Here's a group photo we managed with my camera's timer:
I spent most of the car ride back in a sort of heat-stroke-induced-fainty-sleep which translated into another hour of laying comatose on the couch, but not before eating more lemon pie and several pieces of an amazing orange cake with a flaky, sugary frosting.

After lots of lounging and driving Pupi home, dinner wasn't soon after: roasted chicken. It was 100 degrees and this woman was roasting a chicken! It goes without saying that it was delicious.

On Sunday nights downtown Olavarría - centered around a main plaza - shuts the streets down to cars and opens it up to the people. There were groups of musicians playing to larger groups of dancers, one of which was the standard tango but another of which was more free-style and ended with "Rock Around the Clock." I felt equal parts fascination and nostalgia watching several Argentinean couples twisting their hearts out on the street! What were the odds? Sadly I forgot to bring my camera.

We met up with Pupi in the square and wandered around like everyone else. Claudio mentioned that it would make a lot more sense if stores stayed open and if there were more street vendors, but I pointed out that that was his city side talking. Commericalism isn't a goal of these Sunday gatherings; it's just being with friends and family, taking it easy and enjoying the night air. Still, as a street food savant I would have enjoyed their presence, but I did buy 3 pairs of hand-painted earrings made from the dried skin of some kind of squash which I've gotten many compliments on.

Later on we found a really cool bar that had recently opened. We started at a table on the sidewalk with strawberry daquiris and then moved inside to modern but comfortable white vinyl couches and chairs to listen to an overly charismatic lounge singer taking requests. I won his CD by guessing the singer to "Como la flor" which of course is Selena, though at first I yelled "Jennifer Lopez!" since she played Selena in the movie. Oops.
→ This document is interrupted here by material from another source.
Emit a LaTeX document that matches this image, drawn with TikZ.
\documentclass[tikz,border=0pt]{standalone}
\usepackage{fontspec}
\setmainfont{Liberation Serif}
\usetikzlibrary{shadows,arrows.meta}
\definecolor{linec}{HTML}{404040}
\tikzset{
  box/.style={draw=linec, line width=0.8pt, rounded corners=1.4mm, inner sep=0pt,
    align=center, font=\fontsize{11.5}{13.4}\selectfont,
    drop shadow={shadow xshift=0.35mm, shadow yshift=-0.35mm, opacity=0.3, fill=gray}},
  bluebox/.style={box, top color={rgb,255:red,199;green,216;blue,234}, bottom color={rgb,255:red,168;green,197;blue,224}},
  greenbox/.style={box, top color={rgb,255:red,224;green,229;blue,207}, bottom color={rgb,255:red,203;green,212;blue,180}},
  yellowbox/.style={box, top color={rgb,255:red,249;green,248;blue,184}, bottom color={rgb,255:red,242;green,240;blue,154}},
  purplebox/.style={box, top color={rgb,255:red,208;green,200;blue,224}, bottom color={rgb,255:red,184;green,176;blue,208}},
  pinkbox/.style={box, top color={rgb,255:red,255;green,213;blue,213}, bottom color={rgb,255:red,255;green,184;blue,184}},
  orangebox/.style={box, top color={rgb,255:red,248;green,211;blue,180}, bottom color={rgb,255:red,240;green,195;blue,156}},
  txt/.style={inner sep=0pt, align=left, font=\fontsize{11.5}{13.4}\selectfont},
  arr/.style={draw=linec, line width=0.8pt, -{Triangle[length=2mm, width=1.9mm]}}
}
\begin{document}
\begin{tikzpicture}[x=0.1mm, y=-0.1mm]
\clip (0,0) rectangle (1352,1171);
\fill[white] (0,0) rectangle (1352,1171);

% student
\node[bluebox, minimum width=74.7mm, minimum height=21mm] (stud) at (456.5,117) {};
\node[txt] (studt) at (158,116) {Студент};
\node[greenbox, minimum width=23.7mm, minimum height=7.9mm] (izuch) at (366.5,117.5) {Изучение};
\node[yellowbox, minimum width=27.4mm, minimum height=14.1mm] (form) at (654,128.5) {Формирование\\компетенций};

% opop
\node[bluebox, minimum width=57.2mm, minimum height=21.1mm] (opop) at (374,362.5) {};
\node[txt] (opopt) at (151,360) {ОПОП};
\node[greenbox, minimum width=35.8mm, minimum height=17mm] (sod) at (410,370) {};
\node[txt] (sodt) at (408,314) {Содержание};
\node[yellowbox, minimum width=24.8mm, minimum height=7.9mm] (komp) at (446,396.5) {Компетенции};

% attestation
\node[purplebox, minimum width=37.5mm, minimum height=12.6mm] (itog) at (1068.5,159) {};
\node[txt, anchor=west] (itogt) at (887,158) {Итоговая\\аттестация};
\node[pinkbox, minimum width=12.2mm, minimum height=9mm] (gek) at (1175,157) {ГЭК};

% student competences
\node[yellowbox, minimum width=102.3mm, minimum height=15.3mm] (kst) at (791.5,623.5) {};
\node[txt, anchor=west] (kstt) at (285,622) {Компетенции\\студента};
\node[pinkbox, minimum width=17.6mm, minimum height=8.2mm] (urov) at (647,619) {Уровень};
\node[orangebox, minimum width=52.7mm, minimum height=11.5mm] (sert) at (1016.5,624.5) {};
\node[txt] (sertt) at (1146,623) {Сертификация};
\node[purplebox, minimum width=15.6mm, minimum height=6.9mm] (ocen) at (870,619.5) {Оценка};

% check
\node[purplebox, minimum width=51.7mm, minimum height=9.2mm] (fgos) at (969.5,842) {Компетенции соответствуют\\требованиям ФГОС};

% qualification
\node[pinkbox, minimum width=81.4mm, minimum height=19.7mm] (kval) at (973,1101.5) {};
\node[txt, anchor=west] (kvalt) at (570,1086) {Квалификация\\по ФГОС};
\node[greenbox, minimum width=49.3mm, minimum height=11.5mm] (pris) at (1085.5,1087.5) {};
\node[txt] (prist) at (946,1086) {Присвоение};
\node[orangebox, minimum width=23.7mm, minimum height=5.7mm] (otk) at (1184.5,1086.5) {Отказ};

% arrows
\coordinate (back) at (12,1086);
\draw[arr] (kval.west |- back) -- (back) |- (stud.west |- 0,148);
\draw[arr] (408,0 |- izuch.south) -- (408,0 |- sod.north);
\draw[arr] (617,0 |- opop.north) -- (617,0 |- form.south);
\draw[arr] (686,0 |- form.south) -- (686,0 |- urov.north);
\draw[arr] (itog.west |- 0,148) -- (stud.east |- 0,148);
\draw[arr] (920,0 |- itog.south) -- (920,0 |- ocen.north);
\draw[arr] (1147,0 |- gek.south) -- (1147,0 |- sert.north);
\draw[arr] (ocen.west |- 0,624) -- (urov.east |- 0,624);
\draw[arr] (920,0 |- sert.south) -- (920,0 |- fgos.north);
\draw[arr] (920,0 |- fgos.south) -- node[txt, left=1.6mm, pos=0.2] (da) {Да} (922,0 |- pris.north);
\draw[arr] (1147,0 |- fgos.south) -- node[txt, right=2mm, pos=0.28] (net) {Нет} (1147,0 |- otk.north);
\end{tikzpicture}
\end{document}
The next morning my bus left at 7 which means I had a send-off breakfast at 6:30 a.m. I thanked Beatriz profusely at the house and gave Claudio a good squeeze at the station and I was once again on my way to Buenos Aires to rejoin city life after a very relaxing and enjoyable peek into life in Buenos Aires province. (Photos on Picasa!)

1 comment:

AmberAnda said...

Good job maximizing your weekend out of the big city! I haven't had breakfast yet and all your talk and photos of Beatriz's food made me hungry. Suerte on your last few days back in the city, I'm excited to hear about your first fifteener at the beach house!